Searching for a signature of turnaround in galaxy clusters with convolutional neural networks

TL;DR

This paper investigates the use of convolutional neural networks to measure the turnaround radius in galaxy clusters from simulated observations, aiming to develop a new cosmological probe amid existing tensions.

Contribution

It demonstrates the feasibility of predicting the turnaround radius using CNNs on simulated data and highlights the importance of cluster mass and velocity dispersion in the prediction.

Findings

Strong correlation between turnaround radius and cluster mass.

Velocity dispersion provides additional predictive information.

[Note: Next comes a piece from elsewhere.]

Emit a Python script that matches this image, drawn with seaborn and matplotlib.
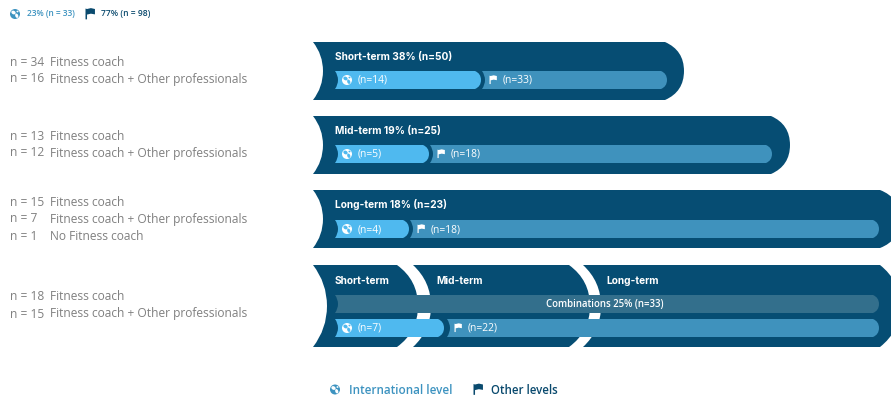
import matplotlib
matplotlib.use("Agg")
import math
import matplotlib.pyplot as plt
import seaborn as sns
from matplotlib.patches import Circle, Ellipse, PathPatch, Polygon
from matplotlib.path import Path

# ---- data ----
band_titles = ["Short-term 38% (n=50)", "Mid-term 19% (n=25)", "Long-term 18% (n=23)"]
band_lengths = [371, 477, 587]
intl_labels = ["(n=14)", "(n=5)", "(n=4)", "(n=7)"]
intl_lengths = [146, 94, 74, 109]
other_labels = ["(n=33)", "(n=18)", "(n=18)", "(n=22)"]
other_lengths = [185, 342, 469, 432]
combo_names = ["Short-term", "Mid-term", "Long-term"]
combo_starts = [0, 100, 270]
combo_ends = [105, 277, 587]
combo_label = "Combinations 25% (n=33)"
combo_bar_length = 544
left_notes = [
    [("n = 34", "Fitness coach"), ("n = 16", "Fitness coach + Other professionals")],
    [("n = 13", "Fitness coach"), ("n = 12", "Fitness coach + Other professionals")],
    [("n = 15", "Fitness coach"), ("n = 7", "Fitness coach + Other professionals"), ("n = 1", "No Fitness coach")],
    [("n = 18", "Fitness coach"), ("n = 15", "Fitness coach + Other professionals")],
]
top_legend = ["23% (n = 33)", "77% (n = 98)"]
bottom_legend = ["International level", "Other levels"]

# ---- palette and layout ----
NAVY = "#064d73"
SKY = "#4fb9ef"
STEEL = "#3f92bd"
SLATE = "#336f8c"
GREY = "#808080"
LEGEND_BLUE = "#3d93c0"
LEGEND_NAVY = "#0a4a6e"
ORIGIN = 313
INNER = 22
band_rows = [(71, 58), (145, 58), (219, 58)]
combo_row = (306, 82)
intl_rows = [80, 154, 229, 328]
notes_y = [62, 136, 202, 297]

sns.set_theme(style="white")
plt.rcParams["font.family"] = ["Open Sans", "DejaVu Sans"]
fig = plt.figure(figsize=(8.91, 3.99), dpi=100)
ax = fig.add_axes([0, 0, 1, 1])


def arc_offset(height, sagitta):
    """Vertical distance from the middle of a circular end to its Bezier control point."""
    radius = (height ** 2 / 4 + sagitta ** 2) / (2 * sagitta)
    theta = math.asin(min(1, height / 2 / radius))
    return radius * math.tan(theta / 2)


def shaped_bar(start, end, centre, height, color, notch, bulge, zorder):
    """Draw one bar through seaborn, then give it curved ends."""
    before = len(ax.patches)
    sns.barplot(x=[end], y=[centre], orient="y", native_scale=True, width=height,
                color=color, saturation=1, errorbar=None, ax=ax)
    rect = ax.patches[before]
    stop = rect.get_width()
    top, bottom = rect.get_y(), rect.get_y() + rect.get_height()
    mid = (top + bottom) / 2
    rect.remove()
    dr = arc_offset(height, bulge)
    dl = arc_offset(height, notch)
    verts = [(start, top), (stop - bulge, top),
             (stop, mid - dr), (stop, mid), (stop, mid + dr), (stop - bulge, bottom),
             (start, bottom),
             (start + notch, mid + dl), (start + notch, mid), (start + notch, mid - dl), (start, top),
             (start, top)]
    codes = [Path.MOVETO, Path.LINETO,
             Path.CURVE3, Path.CURVE3, Path.CURVE3, Path.CURVE3,
             Path.LINETO,
             Path.CURVE3, Path.CURVE3, Path.CURVE3, Path.CURVE3,
             Path.CLOSEPOLY]
    ax.add_patch(PathPatch(Path(verts, codes), facecolor=color, edgecolor="none", zorder=zorder))


def globe(x, y, r, color, land):
    ax.add_patch(Circle((x, y), r, facecolor=color, edgecolor="none", zorder=6))
    ax.add_patch(Ellipse((x - 0.3 * r, y - 0.3 * r), 0.9 * r, 0.7 * r, angle=30, facecolor=land, edgecolor="none", zorder=7))
    ax.add_patch(Ellipse((x + 0.35 * r, y + 0.35 * r), 0.6 * r, 0.9 * r, angle=-20, facecolor=land, edgecolor="none", zorder=7))
    ax.add_patch(Ellipse((x + 0.5 * r, y - 0.5 * r), 0.4 * r, 0.35 * r, facecolor=land, edgecolor="none", zorder=7))


def flag(x, y, s, color):
    ax.add_patch(Polygon([(x - 0.5 * s, y - 0.55 * s), (x - 0.5 * s, y + 0.65 * s), (x - 0.33 * s, y + 0.65 * s),
                          (x - 0.33 * s, y + 0.12 * s), (x + 0.1 * s, y + 0.02 * s), (x + 0.55 * s, y + 0.1 * s),
                          (x + 0.55 * s, y - 0.5 * s), (x + 0.1 * s, y - 0.6 * s), (x - 0.33 * s, y - 0.5 * s)],
                         closed=True, facecolor=color, edgecolor="none", zorder=6))


title_font = dict(family=["Inter", "DejaVu Sans"], fontweight="bold", color="white", va="center", zorder=8)
small_font = dict(color="white", va="center", fontsize=7.4, zorder=8)

# outer bands
for (centre, height), length, title in zip(band_rows, band_lengths, band_titles):
    shaped_bar(0, length, centre, height, NAVY, 10, 19 if length < 500 else 20, 1)
    ax.text(INNER, centre - 14, title, fontsize=7.3, **title_font)

# the combinations row is built from three overlapping bands
for name, start, end in zip(combo_names, combo_starts, combo_ends):
    shaped_bar(start, end, combo_row[0], combo_row[1], NAVY, 14 if start == 0 else 18, 21 if end < 500 else 20, 1)
    ax.text(start + 22 + (1 if start else 0), 281, name, fontsize=7.3, **title_font)

shaped_bar(INNER, INNER + combo_bar_length, 304, 18, SLATE, 3, 6, 3)
ax.text(292, 304.5, combo_label, ha="center", fontweight="semibold", color="white", va="center", fontsize=6.9, zorder=8)

# international and other-level bars
for y, il, ol, ilabel, olabel in zip(intl_rows, intl_lengths, other_lengths, intl_labels, other_labels):
    stop = INNER + il
    other_start = stop + (3 if il == 109 else 1)
    shaped_bar(other_start, other_start + ol, y, 18, STEEL, 3, 6, 3)
    shaped_bar(INNER, stop, y, 18, SKY, 3, 6, 4)
    globe(INNER + 12, y, 5, "white", SKY)
    ax.text(INNER + 23, y + 0.5, ilabel, **small_font)
    flag(other_start + 11, y - 0.5, 7, "white")
    ax.text(other_start + 21, y + 0.5, olabel, **small_font)

# notes on the left, top legend and bottom legend
for y0, lines in zip(notes_y, left_notes):
    for i, (count, who) in enumerate(lines):
        y = y0 + 17 * i
        ax.text(10 - ORIGIN, y, count, color=GREY, fontsize=8.65, va="center")
        ax.text(50 - ORIGIN, y, who, color=GREY, fontsize=8.65, va="center")

globe(15 - ORIGIN, 14, 5, LEGEND_BLUE, "white")
ax.text(27 - ORIGIN, 13.5, top_legend[0], color=LEGEND_BLUE, fontsize=6.0, fontweight="semibold", va="center")
flag(90 - ORIGIN, 13.5, 9, LEGEND_NAVY)
ax.text(101 - ORIGIN, 13.5, top_legend[1], color=LEGEND_NAVY, fontsize=6.1, fontweight="semibold", va="center")

globe(335 - ORIGIN, 389.5, 5, LEGEND_BLUE, "white")
ax.text(349 - ORIGIN, 390, bottom_legend[0], color=LEGEND_BLUE, fontsize=8.4, fontweight="semibold", va="center")
flag(478 - ORIGIN, 389, 9, LEGEND_NAVY)
ax.text(491 - ORIGIN, 390, bottom_legend[1], color=LEGEND_NAVY, fontsize=8.3, fontweight="semibold", va="center")

ax.set_xlim(-ORIGIN, 891 - ORIGIN)
ax.set_ylim(399, 0)
ax.axis("off")
fig.savefig("out.png", dpi=100, facecolor="white")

Single-cluster measurements are challenging; stacking may be necessary.

Abstract

Galaxy clusters are important cosmological probes that have helped to establish the $\mathrm{\Lambda}$CDM paradigm as the standard model of cosmology. However, recent tensions between different types of high-accuracy data highlight the need for novel probes of the cosmological parameters. Such a probe is the turnaround density: the mass density on the scale where galaxies around a cluster join the Hubble flow. To measure it, one must locate the distance from the cluster center where turnaround occurs. Earlier work has shown that a turnaround radius can be readily identified in simulations by analyzing the 3D dark matter velocity field. However, measurements using realistic data face challenges due to projection effects. This study aims to assess the feasibility of measuring the turnaround radius using machine learning techniques applied to simulated idealized observations of galaxy clusters. We employed N-body simulations across various cosmologies to generate galaxy cluster projections. Utilizing convolutional neural networks, we assessed the predictability of the turnaround radius based on galaxy line-of-sight velocity, number density, and mass profiles. We find a strong correlation between the turnaround radius and the central mass of a galaxy cluster, rendering the mass distribution outside the virial radius of little relevance to the model's predictive power. The velocity dispersion among galaxies also contributes valuable information concerning the turnaround radius. Importantly, the accuracy of a line-of-sight velocity model remains robust even when the data within the $\mathrm{R_{200}}$ of the central overdensity are absent. Single-cluster turnaround radius inference from projected observables seems to be highly challenging. Future progress is likely to require statistical approaches, especially stacking, to exploit cosmological information encoded at turnaround scales.